The worst decision is to do nothing. In that case, fringe lenders often threaten to send in bailiffs to take your property if you cannot pay up. But lenders have no right to do so without a court order. So the threat is hollow unless you get an official letter saying they are on their way. The bailiffs do not work for the lenders, but for courts.
Only the Inland Revenue and Customs and Excise can bypass the courts, but like every other creditor they have to give you formal notice that they are coming. "Debt collectors can appear, and will sometimes pretend they are bailiffs," Ms Edwardes says. "But bailiffs do not come round unless you have had that letter announcing they are going to arrive. Debt collectors have no right to enter your house unless you decide to let them in, and they certainly can't take away your goods. That's the law. But some debt collectors try to bully their way in, if pretending to be bailiffs does not work. Report them to the local trading standards officer, or to go to police if there are threats of violence."
The Office of Fair Trading is sufficiently worried about the tactics some debt collectors use to be drawing up a code of conduct, though how effective it will be remains to be seen. Banks and other lenders will not think about court orders and bailiffs if creditors are in touch with them, showing they are taking matters seriously.
Debt levels will be a much bigger worry for the next generation of pensioners, Consumers' Association says. High borrowing levels and with inadequate pension contributions will be disastrous. "In 15 to 20 years, we shall probably see an underclass of retired people racked by debt, with limited pensions savings," Lawrence Baxter, the association's policy adviser, says.

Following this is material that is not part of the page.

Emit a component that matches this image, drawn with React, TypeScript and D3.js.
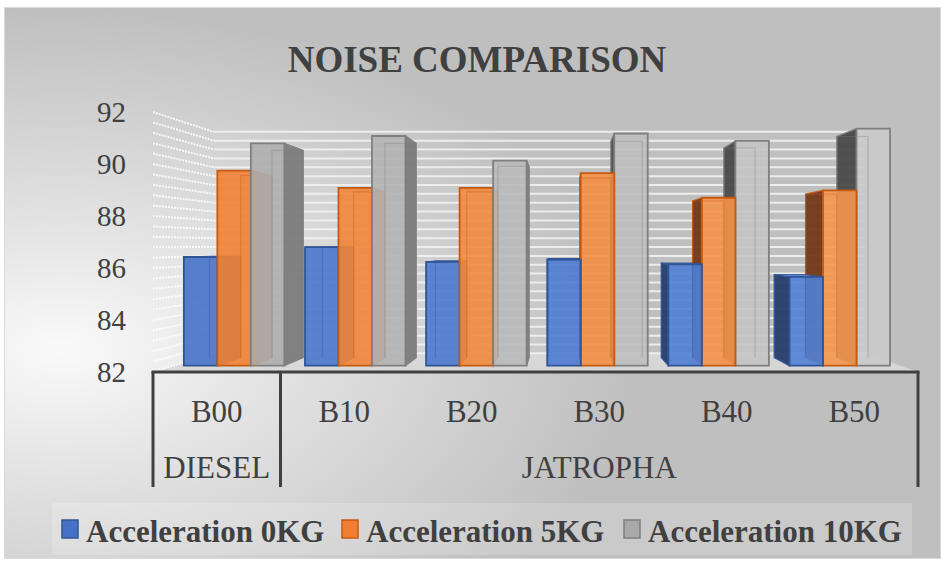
import React from 'react';
import * as d3 from 'd3';

const categories = ['B00', 'B10', 'B20', 'B30', 'B40', 'B50'];
const groupLabels = ['DIESEL', 'JATROPHA'];
const groupFirst = [0, 1];
const groupLast = [0, 5];
const seriesNames = ['Acceleration 0KG', 'Acceleration 5KG', 'Acceleration 10KG'];
const accel0kg = [86.4, 86.8, 86.2, 86.3, 86.1, 85.6];
const accel5kg = [89.9, 89.2, 89.2, 89.8, 88.8, 89.1];
const accel10kg = [91.0, 91.3, 90.3, 91.4, 91.1, 91.6];
const yTicks = [82, 84, 86, 88, 90, 92];
const yMin = 82;
const yMax = 92;
const minorStep = 0.4;
const title = 'NOISE COMPARISON';

const W = 946;
const H = 568;
const VP = { x: 564, y: 246 };
const Z_FRONT = 0.05;
const Z_BACK = 0.114;
const Z_WALL = 0.148;
const TXT = '#404040';
const FONT = '"Liberation Serif", "Times New Roman", serif';

const palette = [
  { frontL: '#4672c6', frontR: '#5383d8', stroke: '#2f5597', sideR: '#3b63ad', sideL: '#263e6b', top: '#7397da' },
  { frontL: '#ee7f33', frontR: '#f5984f', stroke: '#c55a11', sideR: '#d4691f', sideL: '#73391a', top: '#f5a86f' },
  { frontL: '#a9a9a9', frontR: '#cbcbcb', stroke: '#7f7f7f', sideR: '#7c7c7c', sideL: '#4a4a4a', top: '#d0d0d0' },
];

type P = [number, number];
const proj = (x: number, y: number, z: number): P => [x + (VP.x - x) * z, y + (VP.y - y) * z];
const poly = (pts: P[]) => 'M' + pts.map((p) => p[0].toFixed(2) + ',' + p[1].toFixed(2)).join('L') + 'Z';

export default function App() {
  const series = [accel0kg, accel5kg, accel10kg];
  const xAxis = d3.scaleBand<string>().domain(categories).range([153, 918]);
  const xg = d3
    .scaleBand<string>()
    .domain(categories)
    .range([153, 918])
    .paddingInner(0.17)
    .paddingOuter(0.085);
  const x1 = d3.scaleBand<string>().domain(seriesNames).range([0, xg.bandwidth()]);
  const y = d3.scaleLinear().domain([yMin, yMax]).range([372, 112]);
  const shade = d3.scaleLinear().domain([183, 887]).range([0, 1]).clamp(true);

  const gridVals = d3.range(yMin, yMax + 1e-6, minorStep);
  const xL = xAxis.range()[0];
  const xR = xAxis.range()[1];

  const bars: any[] = [];
  categories.forEach((c, i) => {
    seriesNames.forEach((s, j) => {
      const v = series[j][i];
      const l = (xg(c) as number) + (x1(s) as number);
      const r = l + x1.bandwidth();
      const t = y(v);
      const b = y(yMin);
      const fl = proj(l, t, Z_FRONT);
      const fr = proj(r, t, Z_FRONT);
      const cx = (fl[0] + fr[0]) / 2;
      const dist = Math.abs(cx - VP.x);
      bars.push({ l, r, t, b, j, dist, cx, key: c + s });
    });
  });
  bars.sort((a, b) => b.dist - a.dist);

  const legendX = [62, 342, 624];

  return (
    <svg width={W} height={H} style={{ position: 'absolute', left: 0, top: 0 }} fontFamily={FONT}>
      <defs>
        <radialGradient id="bg" cx="0.06" cy="0.62" r="0.62" fx="0.06" fy="0.62">
          <stop offset="0" stopColor="#fafafa" />
          <stop offset="0.35" stopColor="#e4e4e4" />
          <stop offset="1" stopColor="#bfbfbf" />
        </radialGradient>
      </defs>
      <rect x={0} y={0} width={W} height={H} fill="#ffffff" />
      <rect x={4.5} y={7.5} width={936} height={551} fill="url(#bg)" stroke="#d9d9d9" strokeWidth={1} />

      <text x={477} y={72} textAnchor="middle" fontSize={37} fontWeight="bold" fill={TXT}>
        {title}
      </text>

      {/* floor */}
      <path
        d={poly([proj(xL, y(yMin), 0), proj(xR, y(yMin), 0), proj(xR, y(yMin), Z_WALL), proj(xL, y(yMin), Z_WALL)])}
        fill="#d8d8d8"
        opacity={0.9}
      />

      {/* back wall gridlines */}
      {gridVals.map((v, k) => {
        const a = proj(xL, y(v), Z_WALL);
        const b = proj(xR, y(v), Z_WALL);
        return <line key={'bg' + k} x1={a[0]} y1={a[1]} x2={b[0]} y2={b[1]} stroke="#f2f2f2" strokeWidth={2} opacity={0.9} />;
      })}
      {/* left wall gridlines */}
      {gridVals.map((v, k) => {
        const a = proj(xL, y(v), 0);
        const b = proj(xL, y(v), Z_WALL);
        return (
          <line
            key={'lw' + k}
            x1={a[0]}
            y1={a[1]}
            x2={b[0]}
            y2={b[1]}
            stroke="#ffffff"
            strokeWidth={2}
            strokeDasharray="2 1"
            opacity={0.85}
          />
        );
      })}

      {/* bars */}
      {bars.map((bar) => {
        const c = palette[bar.j];
        const front = d3.interpolateRgb(c.frontL, c.frontR)(shade(bar.cx));
        const fTL = proj(bar.l, bar.t, Z_FRONT);
        const fTR = proj(bar.r, bar.t, Z_FRONT);
        const fBR = proj(bar.r, bar.b, Z_FRONT);
        const fBL = proj(bar.l, bar.b, Z_FRONT);
        const bTL = proj(bar.l, bar.t, Z_BACK);
        const bTR = proj(bar.r, bar.t, Z_BACK);
        const bBR = proj(bar.r, bar.b, Z_BACK);
        const bBL = proj(bar.l, bar.b, Z_BACK);
        const showR = fTR[0] < VP.x;
        const showL = fTL[0] > VP.x;
        const showTop = fTL[1] > VP.y;
        return (
          <g key={bar.key}>
            {showR && <path d={poly([fTR, bTR, bBR, fBR])} fill={c.sideR} stroke={c.stroke} strokeWidth={1.2} opacity={0.95} />}
            {showL && <path d={poly([fTL, bTL, bBL, fBL])} fill={c.sideL} stroke={c.stroke} strokeWidth={1.2} opacity={0.95} />}
            {showTop && <path d={poly([fTL, fTR, bTR, bTL])} fill={c.top} stroke={c.stroke} strokeWidth={1} />}
            <path d={poly([fTL, fTR, fBR, fBL])} fill={front} fillOpacity={0.9} stroke={c.stroke} strokeWidth={1.8} />
            <path
              d={'M' + bBL.join(',') + 'L' + bTL.join(',') + 'L' + bTR.join(',') + 'L' + bBR.join(',')}
              fill="none"
              stroke={c.stroke}
              strokeOpacity={0.35}
              strokeWidth={1.2}
            />
          </g>
        );
      })}

      {/* y axis labels */}
      {yTicks.map((v) => (
        <text key={'yt' + v} x={126} y={y(v)} dy="0.35em" textAnchor="end" fontSize={29} fill={TXT}>
          {v}
        </text>
      ))}

      {/* category axis */}
      <line x1={xL - 1.5} x2={xR + 1.5} y1={y(yMin)} y2={y(yMin)} stroke={TXT} strokeWidth={3} />
      {[xL, xAxis(categories[1]) as number, xR].map((xx, k) => (
        <line key={'dv' + k} x1={xx} x2={xx} y1={y(yMin)} y2={487} stroke={TXT} strokeWidth={3} />
      ))}
      {categories.map((c) => (
        <text key={'cl' + c} x={(xAxis(c) as number) + xAxis.bandwidth() / 2} y={422} textAnchor="middle" fontSize={31} fill={TXT}>
          {c}
        </text>
      ))}
      {groupLabels.map((g, k) => {
        const a = xAxis(categories[groupFirst[k]]) as number;
        const b = (xAxis(categories[groupLast[k]]) as number) + xAxis.bandwidth();
        return (
          <text key={'gl' + g} x={(a + b) / 2} y={478} textAnchor="middle" fontSize={31} fill={TXT}>
            {g}
          </text>
        );
      })}

      {/* legend */}
      <rect x={52} y={503} width={860} height={52} fill="#ffffff" opacity={0.18} />
      {seriesNames.map((s, j) => (
        <g key={'lg' + s}>
          <rect x={legendX[j]} y={520} width={16} height={18} fill={palette[j].frontL} stroke={palette[j].stroke} strokeWidth={1.5} />
          <text x={legendX[j] + 24} y={542} fontSize={31} fontWeight="bold" fill={TXT}>
            {s}
          </text>
        </g>
      ))}
    </svg>
  );
}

At least those potentially affected have time to take action. Worries over debts people cannot pay here and now can make people ill or provoke a breakdown. Getting independent outside help, sorting out how much debt there is - and how much people can afford to repay - can start to solve the problem. What is more, reading Life After Debt, the Consumers' Association's excellent simple guide to the subject (Penguin pounds 6.99) can help remove terrors that being in debt can produce.